Phelan v. Wells Fargo Credit Corp.

Beasley, Judge.

On August 6, 1991, Wells Fargo Credit foreclosed on certain real property owned by Phelan. On September 5, Wells Fargo filed an Application for Confirmation and Report of Foreclosure Sale pursuant to OCGA § 44-14-161. A hearing was set by rule nisi for November 26. At the hearing, Wells Fargo informed the court that Phelan had not been served with notice of the hearing. The court directed that he be served within ten days or that the case would be dismissed. Phelan was not served within ten days, and the court dismissed the case on December 10. Phelan was personally served with the application and rule nisi on December 12, notwithstanding the dismissal two days earlier. The rule nisi still gave November 26 as the hearing date.

In view of the fact that Phelan was served on December 12, the trial court entered an order on January 7, 1992, setting aside the dismissal, reinstating the case to its original status, and setting the mat*55ter down for a hearing on February 7. Notice of the February 7 hearing was sent to Phelan by certified mail and received by him at least five days prior to the hearing. Phelan was not personally served with notice.

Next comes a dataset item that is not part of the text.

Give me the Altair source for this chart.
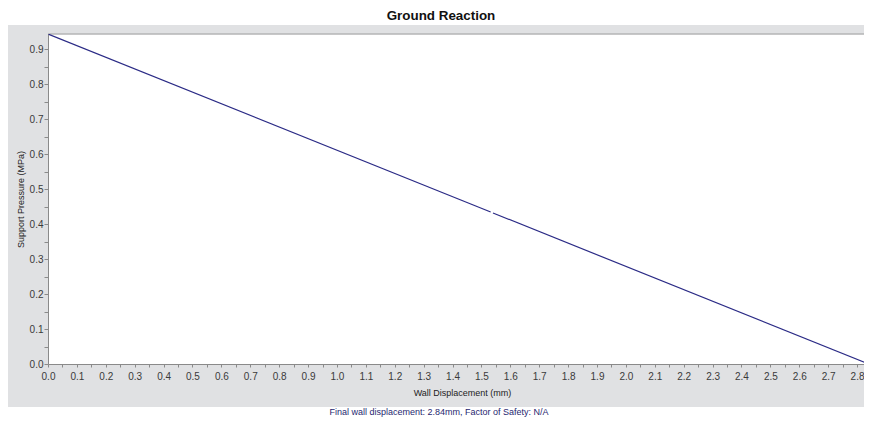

Decided January 11, 1993. Thomas C. Blaska & Associates, David N. Levine, for appellant. Lefkoff, Duncan, Grimes & Miller, John R. Grimes, for appellee.

At the February 7 hearing, Phelan moved for a directed verdict at the close of Wells Fargo’s case, on the ground that he was not personally served with notice of the hearing as required by OCGA § 44-14-161 (c). The trial court held that personal service was not required since the application for confirmation of the foreclosure sale had already been served upon Phelan.

OCGA § 44-14-161 (c) provides that notice of the hearing on an application for confirmation of a non-judicial foreclosure sale “shall be given to the debtor at least five days prior thereto; and at the hearing the court shall also pass upon the legality of the notice, advertisement, and regularity of the sale.” Henry v. Hiwassee Land Co., 246 Ga. 87, 88 (269 SE2d 2) (1980); see Chastain Place v. Bank South, 185 Ga. App. 178, 179 (2) (363 SE2d 616) (1987).

Where, as here, no action is pending between the parties, personal service of the application is required in order to give legal notice, and notice by certified mail will not suffice. Henry, supra. By appearing at the confirmation hearing without objecting to the manner in which notice was given, a defendant waives any objection to lack of personal service. Id. The fact that the defendant obtained actual knowledge of the confirmation hearing as a result of service by mail and then failed to attend the hearing is of no consequence if service by mail is legally inadequate. Id.

Phelan appeared at the hearing but asserted his defense of insufficient service, which was meritorious and should have been sustained.

Judgment reversed. Birdsong, P. J., and Andrews, J., concur.